En application de la convention d'armistice du 22 juin 1940, les Allemands assimilent les maquisards à des francs-tireurs et sont impitoyables avec ceux qu'ils considèrent comme des criminels à punir de manière exemplaire. Les maquisards et les FFI qui ne sont pas considérés comme des soldats réguliers ne sont donc pas protégés par les conventions internationales (La Haye en 1907 et Genève en 1929). Perçus comme des "terroristes" ou des "bandits", ils doivent donc être exécutés, même s'ils sont faits prisonniers. Il s'agit pour l'Occupant de "nettoyer" le terrain de bandes, perçues comme lâches et révolutionnaires. 

Au début de l'année 1944, des compagnies de la Wehrmacht se spécialisent dans la lutte contre les maquis dans les régions les plus exposées à leurs actions de guérilla. Ils coopèrent avec la Milice française, notamment contre le maquis des Glières et s'acharnent contre certains villages. Les attaques surprises, le blocage des sources d'approvisionnement du maquis, les représailles contre les civils sont des moyens de semer la terreur et d'isoler le maquis. Ainsi, en Haute Savoie, des fermes sont incendiées et des villageois arrêtés ou exécutés.

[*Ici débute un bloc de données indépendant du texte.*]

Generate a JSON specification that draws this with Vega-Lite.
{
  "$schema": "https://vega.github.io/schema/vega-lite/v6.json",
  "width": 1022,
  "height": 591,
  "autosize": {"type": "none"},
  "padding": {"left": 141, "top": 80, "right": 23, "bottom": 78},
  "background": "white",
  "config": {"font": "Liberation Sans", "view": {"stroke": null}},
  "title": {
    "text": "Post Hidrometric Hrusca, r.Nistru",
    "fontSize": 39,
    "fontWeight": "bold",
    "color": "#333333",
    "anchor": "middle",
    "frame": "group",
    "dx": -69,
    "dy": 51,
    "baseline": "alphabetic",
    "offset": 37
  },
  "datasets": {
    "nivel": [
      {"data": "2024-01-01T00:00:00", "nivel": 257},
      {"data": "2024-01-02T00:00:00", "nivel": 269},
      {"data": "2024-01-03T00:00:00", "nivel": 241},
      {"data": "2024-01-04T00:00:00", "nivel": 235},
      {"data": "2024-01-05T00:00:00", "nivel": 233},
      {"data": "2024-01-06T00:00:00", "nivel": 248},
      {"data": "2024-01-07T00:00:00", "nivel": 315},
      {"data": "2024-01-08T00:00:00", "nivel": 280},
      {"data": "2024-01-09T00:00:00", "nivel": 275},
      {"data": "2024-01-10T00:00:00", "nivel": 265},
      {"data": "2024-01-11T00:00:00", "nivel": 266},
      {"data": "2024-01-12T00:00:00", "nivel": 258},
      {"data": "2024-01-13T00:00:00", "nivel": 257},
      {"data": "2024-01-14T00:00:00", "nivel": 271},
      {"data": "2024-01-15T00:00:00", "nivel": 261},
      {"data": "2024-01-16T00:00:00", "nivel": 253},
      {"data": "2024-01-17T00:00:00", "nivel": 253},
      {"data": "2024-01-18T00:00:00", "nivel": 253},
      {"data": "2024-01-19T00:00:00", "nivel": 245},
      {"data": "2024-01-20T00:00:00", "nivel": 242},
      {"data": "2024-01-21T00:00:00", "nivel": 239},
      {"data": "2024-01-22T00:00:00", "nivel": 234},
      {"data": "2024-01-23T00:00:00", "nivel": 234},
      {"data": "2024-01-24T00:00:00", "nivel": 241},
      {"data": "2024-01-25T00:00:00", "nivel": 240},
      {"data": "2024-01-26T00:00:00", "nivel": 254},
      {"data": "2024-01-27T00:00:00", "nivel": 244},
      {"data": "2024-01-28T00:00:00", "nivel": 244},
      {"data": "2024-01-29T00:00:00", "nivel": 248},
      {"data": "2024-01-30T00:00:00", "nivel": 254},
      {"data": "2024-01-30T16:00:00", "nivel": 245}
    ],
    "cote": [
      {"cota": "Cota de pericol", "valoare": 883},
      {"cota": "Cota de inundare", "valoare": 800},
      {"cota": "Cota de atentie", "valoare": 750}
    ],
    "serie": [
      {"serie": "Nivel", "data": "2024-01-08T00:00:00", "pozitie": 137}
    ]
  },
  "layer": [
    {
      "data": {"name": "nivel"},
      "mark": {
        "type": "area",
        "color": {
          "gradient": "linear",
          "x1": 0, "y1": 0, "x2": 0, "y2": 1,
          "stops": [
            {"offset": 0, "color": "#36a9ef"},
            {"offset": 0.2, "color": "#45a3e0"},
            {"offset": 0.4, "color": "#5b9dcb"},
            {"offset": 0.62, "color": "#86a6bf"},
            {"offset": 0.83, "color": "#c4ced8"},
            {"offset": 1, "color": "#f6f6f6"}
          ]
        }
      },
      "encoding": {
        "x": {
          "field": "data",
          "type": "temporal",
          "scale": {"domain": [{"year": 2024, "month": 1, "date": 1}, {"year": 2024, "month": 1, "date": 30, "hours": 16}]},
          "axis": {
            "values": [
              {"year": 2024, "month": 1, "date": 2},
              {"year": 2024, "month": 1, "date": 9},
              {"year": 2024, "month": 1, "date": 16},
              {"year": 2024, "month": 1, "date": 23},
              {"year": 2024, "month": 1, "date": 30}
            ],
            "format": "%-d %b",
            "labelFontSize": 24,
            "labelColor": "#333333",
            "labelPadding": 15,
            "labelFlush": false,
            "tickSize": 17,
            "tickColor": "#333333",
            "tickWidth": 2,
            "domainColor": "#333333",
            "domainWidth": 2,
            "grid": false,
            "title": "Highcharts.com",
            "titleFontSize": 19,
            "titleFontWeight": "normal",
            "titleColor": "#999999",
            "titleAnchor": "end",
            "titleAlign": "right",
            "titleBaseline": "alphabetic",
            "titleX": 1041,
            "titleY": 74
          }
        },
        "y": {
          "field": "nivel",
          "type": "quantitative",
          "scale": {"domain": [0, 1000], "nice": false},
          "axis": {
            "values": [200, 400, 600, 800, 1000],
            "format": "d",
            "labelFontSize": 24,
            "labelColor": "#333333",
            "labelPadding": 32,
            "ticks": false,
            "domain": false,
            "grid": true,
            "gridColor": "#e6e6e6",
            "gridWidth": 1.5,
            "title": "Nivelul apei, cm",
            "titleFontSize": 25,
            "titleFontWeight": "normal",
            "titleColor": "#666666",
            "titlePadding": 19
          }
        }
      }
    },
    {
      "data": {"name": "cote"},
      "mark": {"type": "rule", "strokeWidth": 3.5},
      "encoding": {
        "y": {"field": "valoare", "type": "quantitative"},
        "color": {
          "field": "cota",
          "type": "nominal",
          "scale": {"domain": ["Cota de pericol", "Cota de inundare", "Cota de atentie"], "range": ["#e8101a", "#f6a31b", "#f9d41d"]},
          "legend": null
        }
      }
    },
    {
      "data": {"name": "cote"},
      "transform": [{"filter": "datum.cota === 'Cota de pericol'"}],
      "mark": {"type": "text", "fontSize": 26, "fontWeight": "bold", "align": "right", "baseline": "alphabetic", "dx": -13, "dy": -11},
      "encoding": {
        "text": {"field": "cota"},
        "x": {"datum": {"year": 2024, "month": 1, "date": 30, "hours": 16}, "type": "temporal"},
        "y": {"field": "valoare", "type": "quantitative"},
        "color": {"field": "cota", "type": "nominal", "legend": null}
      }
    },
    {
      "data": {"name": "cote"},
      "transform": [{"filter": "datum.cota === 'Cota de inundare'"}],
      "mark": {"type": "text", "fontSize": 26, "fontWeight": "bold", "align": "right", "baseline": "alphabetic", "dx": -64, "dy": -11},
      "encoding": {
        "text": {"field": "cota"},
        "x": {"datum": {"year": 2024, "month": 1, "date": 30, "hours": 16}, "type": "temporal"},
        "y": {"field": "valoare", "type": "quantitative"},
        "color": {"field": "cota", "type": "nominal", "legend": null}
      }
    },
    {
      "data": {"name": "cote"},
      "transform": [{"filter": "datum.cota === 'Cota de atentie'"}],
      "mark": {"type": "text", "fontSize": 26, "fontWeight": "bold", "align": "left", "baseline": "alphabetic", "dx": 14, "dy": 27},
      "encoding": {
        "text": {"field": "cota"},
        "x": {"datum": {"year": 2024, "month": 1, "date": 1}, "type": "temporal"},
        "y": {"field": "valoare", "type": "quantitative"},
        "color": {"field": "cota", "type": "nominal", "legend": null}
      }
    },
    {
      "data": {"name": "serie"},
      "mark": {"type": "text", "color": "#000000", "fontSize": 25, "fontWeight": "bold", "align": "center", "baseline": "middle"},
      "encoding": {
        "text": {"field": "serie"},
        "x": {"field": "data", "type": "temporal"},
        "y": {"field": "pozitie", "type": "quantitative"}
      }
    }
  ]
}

Après le débarquement en Normandie, la répression à l'égard des maquis et des villageois s'intensifie. Des troupes auxiliaires, formées de supplétifs regroupant plus d'une dizaine de nationalités sont chargées de la traque des maquisard. Indisciplinées, brutales, elles commettent de nombreuses exactions  l'égard des populations civiles. Engagées notamment en Savoie, dans le Vercors, en Bretagne et en Bourgogne, elles se livrent au pillage systématique des villages. A partir de l'été 1944, certains soldats désertent, encouragés en cela par les maquisards: les maquis se renforcent grâce à l'intégration de certains déserteurs chargés initialement de les combattre. La division d'élite "Das Reich" est chargée dès le printemps 1944 d'anéantir les maquis du Limousin et du Périgord. Elle sillonne la région de Tulle à Oradour-sur-Glane employant une barbarie inouïe sous l'Occupation face aux populations civiles locales.La tragédie du Vercors en juillet 1944 montre bien que l'anéantissement des maquis devient prioritaire lorsque ceux-ci entravent les communications des troupes allemandes.

Après le débarquement en Provence, les Allemands qui battent en retraite abandonnent des zones entières aux maquis car ils n'ont plus les moyens ni le temps de les anéantir. A partir de l'automne 1944, la retraite des troupes allemandes s'effectue dans la peur des représailles du côté de la population civile et dans la crainte des "terroristes" exécutant les prisonniers allemands au sein de l'armée allemande.

On estime entre 12 et 15 000 le nombre de morts liés aux combats et à la répression à l'égard des maquis.